» **What you are asked to do**
Transcribe the material in full. Nothing should differ except that the pictures are left out.

» **Supplied data**
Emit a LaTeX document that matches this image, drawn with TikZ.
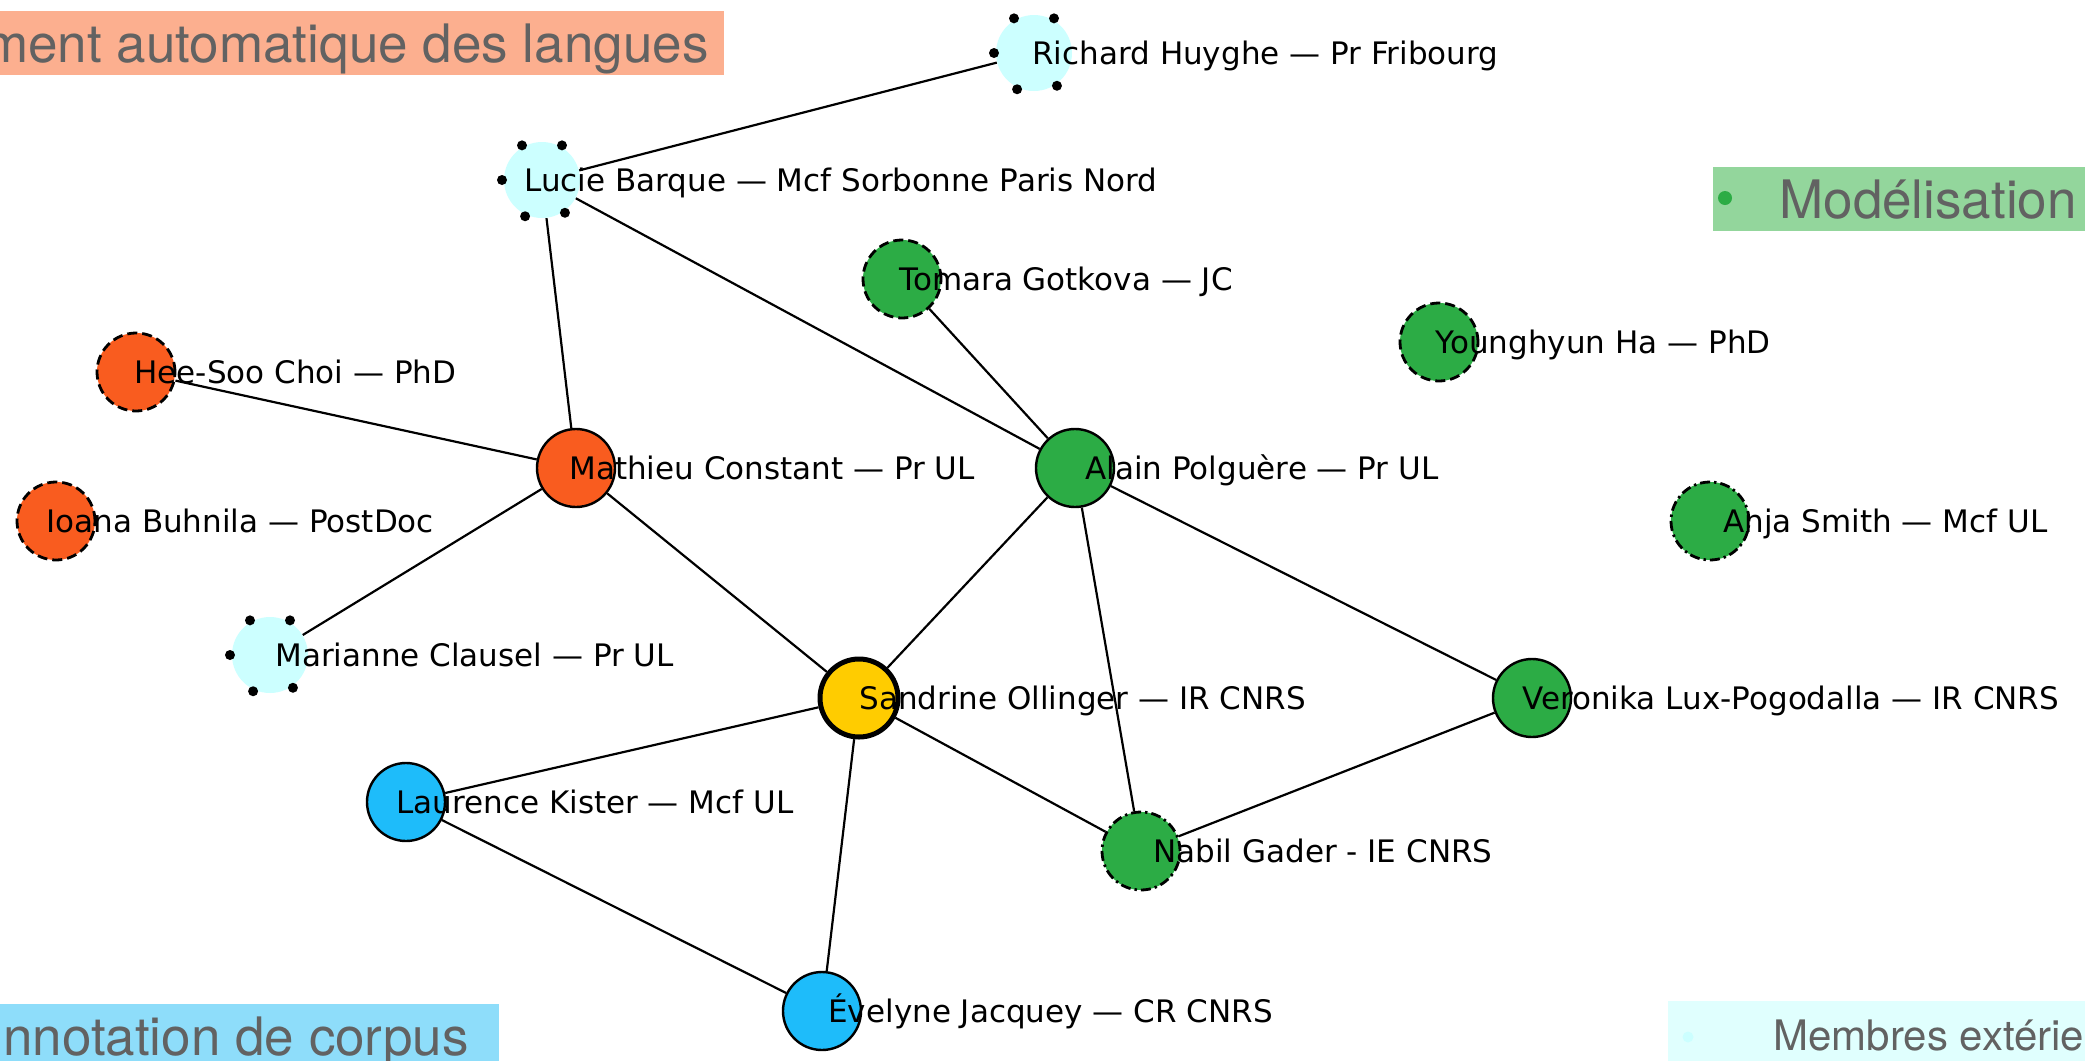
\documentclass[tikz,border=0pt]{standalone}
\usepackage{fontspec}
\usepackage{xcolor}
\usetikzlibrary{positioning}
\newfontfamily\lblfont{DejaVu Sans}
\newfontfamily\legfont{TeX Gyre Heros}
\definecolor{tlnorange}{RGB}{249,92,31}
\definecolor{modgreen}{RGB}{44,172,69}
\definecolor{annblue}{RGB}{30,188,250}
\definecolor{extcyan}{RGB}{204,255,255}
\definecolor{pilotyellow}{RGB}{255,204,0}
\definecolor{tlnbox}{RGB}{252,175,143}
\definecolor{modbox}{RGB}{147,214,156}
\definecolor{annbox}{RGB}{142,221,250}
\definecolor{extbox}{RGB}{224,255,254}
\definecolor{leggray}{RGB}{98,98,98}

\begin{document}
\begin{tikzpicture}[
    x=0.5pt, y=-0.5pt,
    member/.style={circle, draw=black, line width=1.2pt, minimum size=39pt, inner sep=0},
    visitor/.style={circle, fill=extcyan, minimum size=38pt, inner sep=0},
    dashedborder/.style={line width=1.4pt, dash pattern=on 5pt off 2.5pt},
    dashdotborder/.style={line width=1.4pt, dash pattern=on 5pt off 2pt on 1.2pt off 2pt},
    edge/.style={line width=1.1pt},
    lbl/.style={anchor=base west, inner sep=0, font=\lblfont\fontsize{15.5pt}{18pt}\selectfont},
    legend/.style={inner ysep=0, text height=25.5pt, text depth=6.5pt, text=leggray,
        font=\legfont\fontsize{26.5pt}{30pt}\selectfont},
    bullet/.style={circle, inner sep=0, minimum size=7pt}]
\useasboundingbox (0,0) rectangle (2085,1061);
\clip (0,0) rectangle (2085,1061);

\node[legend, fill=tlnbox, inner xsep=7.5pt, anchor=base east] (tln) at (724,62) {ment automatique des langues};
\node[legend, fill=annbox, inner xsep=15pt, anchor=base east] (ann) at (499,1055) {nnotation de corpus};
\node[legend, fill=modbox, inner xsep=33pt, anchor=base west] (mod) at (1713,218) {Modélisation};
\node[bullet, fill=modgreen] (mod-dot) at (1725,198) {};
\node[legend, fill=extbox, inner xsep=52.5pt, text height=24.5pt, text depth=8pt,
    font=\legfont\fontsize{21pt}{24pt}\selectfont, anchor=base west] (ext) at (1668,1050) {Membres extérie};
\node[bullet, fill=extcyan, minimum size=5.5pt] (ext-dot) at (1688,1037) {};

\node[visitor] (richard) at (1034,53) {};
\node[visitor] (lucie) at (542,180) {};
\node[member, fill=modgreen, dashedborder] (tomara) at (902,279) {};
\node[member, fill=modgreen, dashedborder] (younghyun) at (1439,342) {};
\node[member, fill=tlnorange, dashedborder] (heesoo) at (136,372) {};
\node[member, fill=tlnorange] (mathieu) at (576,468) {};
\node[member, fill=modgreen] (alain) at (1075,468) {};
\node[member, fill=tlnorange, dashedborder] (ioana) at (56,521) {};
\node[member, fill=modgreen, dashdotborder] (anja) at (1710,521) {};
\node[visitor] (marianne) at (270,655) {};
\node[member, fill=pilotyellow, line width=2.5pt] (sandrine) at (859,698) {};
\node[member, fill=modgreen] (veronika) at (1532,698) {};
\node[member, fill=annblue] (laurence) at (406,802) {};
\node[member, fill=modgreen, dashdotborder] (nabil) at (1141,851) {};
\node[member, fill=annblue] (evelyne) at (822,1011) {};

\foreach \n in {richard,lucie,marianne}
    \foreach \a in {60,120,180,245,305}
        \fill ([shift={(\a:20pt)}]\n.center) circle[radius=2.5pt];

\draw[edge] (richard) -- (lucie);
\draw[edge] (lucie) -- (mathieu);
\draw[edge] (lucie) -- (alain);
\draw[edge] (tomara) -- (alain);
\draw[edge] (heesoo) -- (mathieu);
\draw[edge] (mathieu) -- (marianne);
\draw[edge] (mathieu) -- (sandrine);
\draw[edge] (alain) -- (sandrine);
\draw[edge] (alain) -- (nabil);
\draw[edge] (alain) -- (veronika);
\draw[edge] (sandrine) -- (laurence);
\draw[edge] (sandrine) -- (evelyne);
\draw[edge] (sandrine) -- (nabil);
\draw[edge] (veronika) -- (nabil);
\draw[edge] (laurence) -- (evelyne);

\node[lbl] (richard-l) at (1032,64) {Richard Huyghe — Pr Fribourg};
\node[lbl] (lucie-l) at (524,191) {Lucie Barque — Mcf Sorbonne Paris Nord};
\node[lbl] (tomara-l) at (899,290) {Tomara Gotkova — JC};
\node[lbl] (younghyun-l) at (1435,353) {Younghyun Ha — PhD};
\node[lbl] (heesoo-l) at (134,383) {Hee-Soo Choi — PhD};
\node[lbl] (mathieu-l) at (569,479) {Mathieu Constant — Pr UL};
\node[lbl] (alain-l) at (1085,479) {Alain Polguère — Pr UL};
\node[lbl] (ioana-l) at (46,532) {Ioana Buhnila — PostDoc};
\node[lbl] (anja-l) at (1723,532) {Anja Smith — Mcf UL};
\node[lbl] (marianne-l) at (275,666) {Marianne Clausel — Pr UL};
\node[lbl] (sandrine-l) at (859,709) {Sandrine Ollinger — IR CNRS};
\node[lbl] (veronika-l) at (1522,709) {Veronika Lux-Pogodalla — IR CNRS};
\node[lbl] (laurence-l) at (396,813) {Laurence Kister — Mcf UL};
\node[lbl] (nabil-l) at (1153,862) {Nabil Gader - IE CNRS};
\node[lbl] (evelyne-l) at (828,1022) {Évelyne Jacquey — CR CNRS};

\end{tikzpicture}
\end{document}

» **Expected answer**
Emit a LaTeX document that matches this image, drawn with TikZ.
\documentclass[tikz,border=0pt]{standalone}
\usepackage{fontspec}
\usepackage{xcolor}
\usetikzlibrary{positioning}
\newfontfamily\lblfont{DejaVu Sans}
\newfontfamily\legfont{TeX Gyre Heros}
\definecolor{tlnorange}{RGB}{249,92,31}
\definecolor{modgreen}{RGB}{44,172,69}
\definecolor{annblue}{RGB}{30,188,250}
\definecolor{extcyan}{RGB}{204,255,255}
\definecolor{pilotyellow}{RGB}{255,204,0}
\definecolor{tlnbox}{RGB}{252,175,143}
\definecolor{modbox}{RGB}{147,214,156}
\definecolor{annbox}{RGB}{142,221,250}
\definecolor{extbox}{RGB}{224,255,254}
\definecolor{leggray}{RGB}{98,98,98}

\begin{document}
\begin{tikzpicture}[
    x=0.5pt, y=-0.5pt,
    member/.style={circle, draw=black, line width=1.2pt, minimum size=39pt, inner sep=0},
    visitor/.style={circle, fill=extcyan, minimum size=38pt, inner sep=0},
    dashedborder/.style={line width=1.4pt, dash pattern=on 5pt off 2.5pt},
    dashdotborder/.style={line width=1.4pt, dash pattern=on 5pt off 2pt on 1.2pt off 2pt},
    edge/.style={line width=1.1pt},
    lbl/.style={anchor=base west, inner sep=0, font=\lblfont\fontsize{15.5pt}{18pt}\selectfont},
    legend/.style={inner ysep=0, text height=25.5pt, text depth=6.5pt, text=leggray,
        font=\legfont\fontsize{26.5pt}{30pt}\selectfont},
    bullet/.style={circle, inner sep=0, minimum size=7pt}]
\useasboundingbox (0,0) rectangle (2085,1061);
\clip (0,0) rectangle (2085,1061);

\node[legend, fill=tlnbox, inner xsep=7.5pt, anchor=base east] (tln) at (724,62) {ment automatique des langues};
\node[legend, fill=annbox, inner xsep=15pt, anchor=base east] (ann) at (499,1055) {nnotation de corpus};
\node[legend, fill=modbox, inner xsep=33pt, anchor=base west] (mod) at (1713,218) {Modélisation};
\node[bullet, fill=modgreen] (mod-dot) at (1725,198) {};
\node[legend, fill=extbox, inner xsep=52.5pt, text height=24.5pt, text depth=8pt,
    font=\legfont\fontsize{21pt}{24pt}\selectfont, anchor=base west] (ext) at (1668,1050) {Membres extérie};
\node[bullet, fill=extcyan, minimum size=5.5pt] (ext-dot) at (1688,1037) {};

\node[visitor] (richard) at (1034,53) {};
\node[visitor] (lucie) at (542,180) {};
\node[member, fill=modgreen, dashedborder] (tomara) at (902,279) {};
\node[member, fill=modgreen, dashedborder] (younghyun) at (1439,342) {};
\node[member, fill=tlnorange, dashedborder] (heesoo) at (136,372) {};
\node[member, fill=tlnorange] (mathieu) at (576,468) {};
\node[member, fill=modgreen] (alain) at (1075,468) {};
\node[member, fill=tlnorange, dashedborder] (ioana) at (56,521) {};
\node[member, fill=modgreen, dashdotborder] (anja) at (1710,521) {};
\node[visitor] (marianne) at (270,655) {};
\node[member, fill=pilotyellow, line width=2.5pt] (sandrine) at (859,698) {};
\node[member, fill=modgreen] (veronika) at (1532,698) {};
\node[member, fill=annblue] (laurence) at (406,802) {};
\node[member, fill=modgreen, dashdotborder] (nabil) at (1141,851) {};
\node[member, fill=annblue] (evelyne) at (822,1011) {};

\foreach \n in {richard,lucie,marianne}
    \foreach \a in {60,120,180,245,305}
        \fill ([shift={(\a:20pt)}]\n.center) circle[radius=2.5pt];

\draw[edge] (richard) -- (lucie);
\draw[edge] (lucie) -- (mathieu);
\draw[edge] (lucie) -- (alain);
\draw[edge] (tomara) -- (alain);
\draw[edge] (heesoo) -- (mathieu);
\draw[edge] (mathieu) -- (marianne);
\draw[edge] (mathieu) -- (sandrine);
\draw[edge] (alain) -- (sandrine);
\draw[edge] (alain) -- (nabil);
\draw[edge] (alain) -- (veronika);
\draw[edge] (sandrine) -- (laurence);
\draw[edge] (sandrine) -- (evelyne);
\draw[edge] (sandrine) -- (nabil);
\draw[edge] (veronika) -- (nabil);
\draw[edge] (laurence) -- (evelyne);

\node[lbl] (richard-l) at (1032,64) {Richard Huyghe — Pr Fribourg};
\node[lbl] (lucie-l) at (524,191) {Lucie Barque — Mcf Sorbonne Paris Nord};
\node[lbl] (tomara-l) at (899,290) {Tomara Gotkova — JC};
\node[lbl] (younghyun-l) at (1435,353) {Younghyun Ha — PhD};
\node[lbl] (heesoo-l) at (134,383) {Hee-Soo Choi — PhD};
\node[lbl] (mathieu-l) at (569,479) {Mathieu Constant — Pr UL};
\node[lbl] (alain-l) at (1085,479) {Alain Polguère — Pr UL};
\node[lbl] (ioana-l) at (46,532) {Ioana Buhnila — PostDoc};
\node[lbl] (anja-l) at (1723,532) {Anja Smith — Mcf UL};
\node[lbl] (marianne-l) at (275,666) {Marianne Clausel — Pr UL};
\node[lbl] (sandrine-l) at (859,709) {Sandrine Ollinger — IR CNRS};
\node[lbl] (veronika-l) at (1522,709) {Veronika Lux-Pogodalla — IR CNRS};
\node[lbl] (laurence-l) at (396,813) {Laurence Kister — Mcf UL};
\node[lbl] (nabil-l) at (1153,862) {Nabil Gader - IE CNRS};
\node[lbl] (evelyne-l) at (828,1022) {Évelyne Jacquey — CR CNRS};

\end{tikzpicture}
\end{document}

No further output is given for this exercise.